Council forms tribunal to try Saddam

Published December 11, 2003

BAGHDAD, Dec 10: Iraq’s US-installed interim leadership set up on Wednesday a special tribunal to try Saddam Hussein-era war crimes. The tribunal will sit in the former president’s personal museum.

The tribunal would have the power to try suspects in absentia, Dara said, including Saddam, who is still at large.

“The Governing Council approved late last night (Tuesday) the creation of an Iraqi penal tribunal to try former members of Saddam Hussein’s regime for their crimes against humanity,” council member Mowaffak al Rubaie said.

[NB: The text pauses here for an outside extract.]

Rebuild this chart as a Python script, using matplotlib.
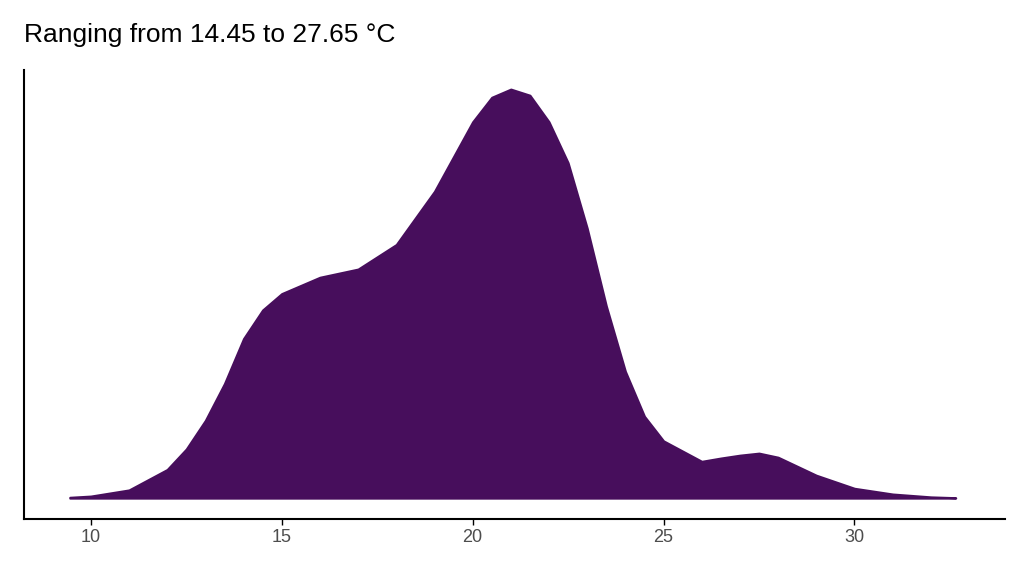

The approval of draft statutes for the Iraqi Special Tribunal has been long-awaited after the April 9 fall of Saddam lifted the lid on decades of repression.

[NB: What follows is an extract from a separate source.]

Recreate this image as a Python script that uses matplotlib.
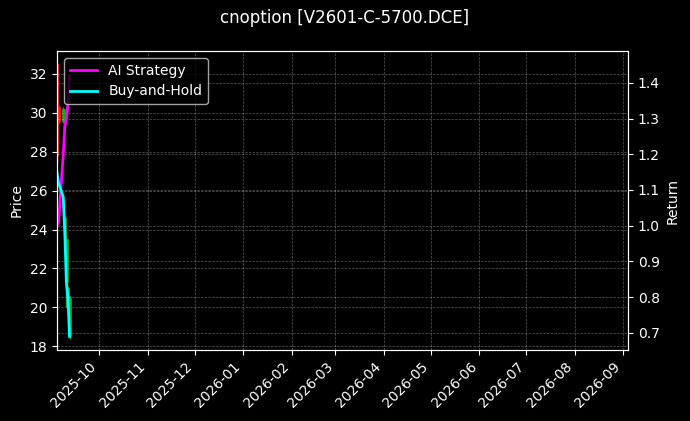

“These crimes include those committed against the Islamic Republic of Iran, against the state of Kuwait and against the Arab, Kurd, Turkmen, Assyrian, Shia and Sunni sons of the Iraqi people for the period from July 17, 1968, until May 1 of this year,” said Rubaie.

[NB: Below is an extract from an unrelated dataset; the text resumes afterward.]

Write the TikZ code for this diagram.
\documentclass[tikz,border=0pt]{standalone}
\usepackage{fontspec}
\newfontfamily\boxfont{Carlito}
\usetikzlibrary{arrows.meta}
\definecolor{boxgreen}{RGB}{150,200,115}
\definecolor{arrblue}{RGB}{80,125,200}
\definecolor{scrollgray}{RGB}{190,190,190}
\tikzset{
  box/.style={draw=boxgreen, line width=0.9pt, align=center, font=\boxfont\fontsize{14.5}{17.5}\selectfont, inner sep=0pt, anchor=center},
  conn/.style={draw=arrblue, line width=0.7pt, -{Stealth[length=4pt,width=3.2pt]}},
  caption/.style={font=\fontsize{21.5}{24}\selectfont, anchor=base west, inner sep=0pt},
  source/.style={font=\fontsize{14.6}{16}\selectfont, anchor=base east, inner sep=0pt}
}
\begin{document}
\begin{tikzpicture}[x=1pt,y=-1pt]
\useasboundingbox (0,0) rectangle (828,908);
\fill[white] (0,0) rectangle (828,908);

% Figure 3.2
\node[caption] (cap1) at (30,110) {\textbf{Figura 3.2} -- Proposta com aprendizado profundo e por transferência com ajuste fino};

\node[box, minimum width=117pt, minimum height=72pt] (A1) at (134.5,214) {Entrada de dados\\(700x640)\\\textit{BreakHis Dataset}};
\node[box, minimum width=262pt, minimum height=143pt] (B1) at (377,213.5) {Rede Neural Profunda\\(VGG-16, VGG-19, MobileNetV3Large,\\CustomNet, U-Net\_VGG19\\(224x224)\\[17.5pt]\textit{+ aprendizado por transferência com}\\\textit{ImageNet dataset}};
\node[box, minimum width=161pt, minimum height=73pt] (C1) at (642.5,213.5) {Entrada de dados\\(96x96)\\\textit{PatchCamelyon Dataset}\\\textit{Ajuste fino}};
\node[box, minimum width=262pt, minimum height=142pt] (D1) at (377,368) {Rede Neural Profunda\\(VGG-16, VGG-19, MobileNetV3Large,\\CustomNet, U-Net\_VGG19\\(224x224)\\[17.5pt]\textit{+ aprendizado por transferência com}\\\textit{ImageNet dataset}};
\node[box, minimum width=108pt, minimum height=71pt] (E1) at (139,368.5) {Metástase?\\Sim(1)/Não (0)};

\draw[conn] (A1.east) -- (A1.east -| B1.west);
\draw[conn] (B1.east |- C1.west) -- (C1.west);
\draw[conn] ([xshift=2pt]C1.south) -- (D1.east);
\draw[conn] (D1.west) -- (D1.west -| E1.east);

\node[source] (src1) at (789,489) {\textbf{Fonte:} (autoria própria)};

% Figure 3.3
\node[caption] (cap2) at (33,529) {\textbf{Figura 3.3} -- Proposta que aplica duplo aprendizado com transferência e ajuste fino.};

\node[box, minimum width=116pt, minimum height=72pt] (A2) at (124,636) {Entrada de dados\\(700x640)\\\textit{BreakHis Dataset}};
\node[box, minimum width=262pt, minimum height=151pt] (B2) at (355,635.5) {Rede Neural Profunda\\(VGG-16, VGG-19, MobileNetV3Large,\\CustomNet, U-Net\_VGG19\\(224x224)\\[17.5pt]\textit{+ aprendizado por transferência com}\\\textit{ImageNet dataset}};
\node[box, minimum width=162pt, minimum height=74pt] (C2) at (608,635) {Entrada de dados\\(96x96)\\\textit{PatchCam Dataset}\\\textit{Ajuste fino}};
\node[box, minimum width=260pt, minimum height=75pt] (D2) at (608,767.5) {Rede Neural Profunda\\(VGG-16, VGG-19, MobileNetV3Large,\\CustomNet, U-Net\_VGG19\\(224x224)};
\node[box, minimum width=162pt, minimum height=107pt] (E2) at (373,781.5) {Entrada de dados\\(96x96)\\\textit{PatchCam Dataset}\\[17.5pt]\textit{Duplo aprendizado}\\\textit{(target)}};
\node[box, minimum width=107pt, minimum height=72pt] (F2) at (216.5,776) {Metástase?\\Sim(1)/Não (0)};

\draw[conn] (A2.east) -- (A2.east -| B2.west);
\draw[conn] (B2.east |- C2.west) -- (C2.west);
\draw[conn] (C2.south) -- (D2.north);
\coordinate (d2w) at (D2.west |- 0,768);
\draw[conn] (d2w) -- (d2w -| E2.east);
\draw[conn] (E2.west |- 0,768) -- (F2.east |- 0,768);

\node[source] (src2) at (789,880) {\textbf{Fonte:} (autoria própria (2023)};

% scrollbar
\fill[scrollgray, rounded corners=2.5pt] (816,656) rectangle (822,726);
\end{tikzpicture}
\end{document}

Saddam’s Baath party came to power in 1968.

The council had struck an agreement with the US-led coalition forces to hand over criminals to be judged by Iraqis, he said.

However, “it will take time” before the court sits in judgement, Nuredin Dara, a member of the Governing Council who is himself a judge, told a press conference.

Five Iraqi judges had to be picked by the council and it was unlikely to begin work before a new government takes charge in July, he said.

Defendants would have legal defence and its findings could be appealed.

Based on Iraqi law as well as international legislation and charters, the tribunal could also call on foreign judges or experts with experience of other similar tribunals, he said.

The council held a press conference in the huge museum once open to the public and which has already been converted into the courthouse.

Topped by a chiming clock tower, the building was constructed in central Baghdad’s Al-Harthiya quarter after the 1991 Gulf War to display Saddam memorabilia from gifts he received as head of state to his clothes and letters.

Judges will sit beneath wall ceramics of the scales of justice and a verse from the Holy Quran urging those who sit in judgement to be just.